XX e XXI • Il clarinettista Alessandro Carbonare e Tetraktis Percussioni ospiti della stagione dell’Accademia presso il Teatro Argentina
di Daniela Gangale
IL CICLO DI CONCERTI CHE L’ACCADEMIA FILARMONICA ROMANA organizza per il quarto anno consecutivo in collaborazione con lo storico Teatro Argentina, si è inaugurato giovedì scorso con un concerto particolarissimo che potremmo definire di frontiera. L’inconsueto ensemble di clarinetto e percussioni, formato da Alessandro Carbonare e Tetraktis, ha infatti proposto al pubblico romano una sorta di viaggio attraverso musica che può essere definita “etnica” a vario titolo, accostando temi della tradizione armena a compositori come l’ottocentesco Pasculli, a Bartók e Stravinskij, padri del Novecento storico, a Music for Pieces of Wood di Steve Reich e Suite hellénique di Pedro Itturalde, brani ormai altrettanto “storici” del secondo Novecento, a composizioni recenti o recentissime come Millennium bug di Giovanni Sollima del 1999 (che ha sostituito il Volo del calabrone di Rimskij-Korsakov in programma) e F for Fake di Riccardo Panfili del 2012. Un programma che, a leggerlo sulla carta, poteva sembrare anche frammentario e fin troppo fantasioso e che all’ascolto è invece risultato piacevolissimo, vario ma anche intimamente coerente, dipanando il filo rosso di quelle sonorità ancestrali, presenti in tutte le culture e in tutte le epoche, che la combinazione di percussioni e clarinetto ha saputo sapientemente rintracciare.
In particolare il brano di Panfili, scritto nel 2012 appositamente per Carbonare e Tetraktis, ha suscitato i vivi applausi del pubblico.
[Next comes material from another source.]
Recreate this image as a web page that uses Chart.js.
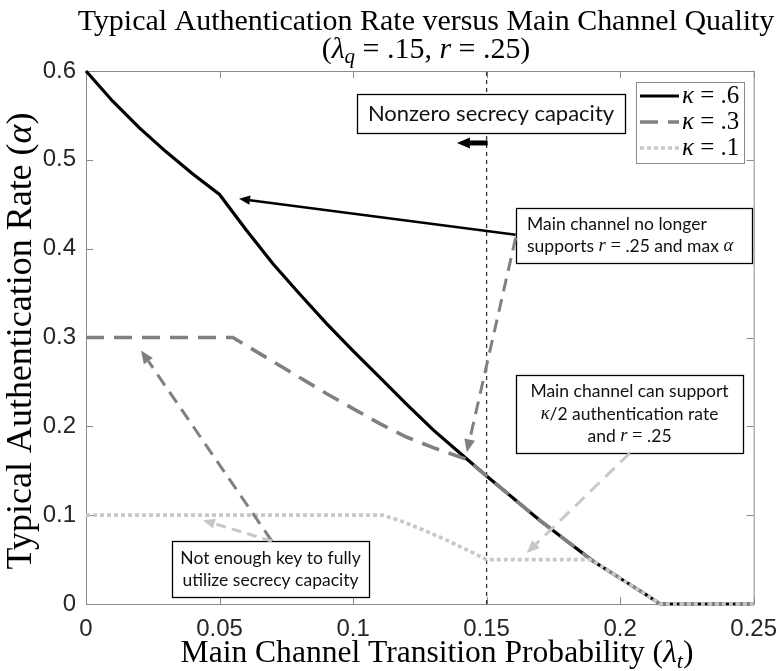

Ispirato all’ultimo lavoro di Orson Welles da cui prende il titolo, è formato da tre brani, molto diversi tra loro, che si ispirano al cinema e alla letteratura. Le atmosfere rarefatte ed eteree del primo, che richiama la vicenda del Titanic, si alternano a quelle dinamiche e ritmate del secondo, Kagemusha: L’ombra del guerriero, dal film di Kurosawa per tornare poi ad un clima sospeso e sognante nel brano finale, Ms. found in a bottle, ispirato a E. A. Poe; l’alternanza di acqua-terra-acqua (e dunque lento-veloce-lento) di cui sono impastate le tre parti, rovescia l’orizzonte d’attesa classico portando ulteriormente l’attenzione sulle caratteristiche evocative e visive di questa musica.
Carbonare si è confermato un musicista estremamente versatile, passando con disinvoltura dal mood classico a quello klezmer, regalando agli ascoltatori un suono ricco di energia ma anche vellutato e avvolgente, sempre autentico e centrato, con punte di eccezionale virtuosismo in Pasculli; Tetraktis (che erano in quartetto a causa della defezione di Gianni Maestrucci per motivi di salute) hanno dimostrato il consueto affiatamento, puntando su una lettura compatta e spesso ironica dei brani in programma, che ha trascinato con entusiasmo il pubblico lungo tutta l’ora abbondante di concerto.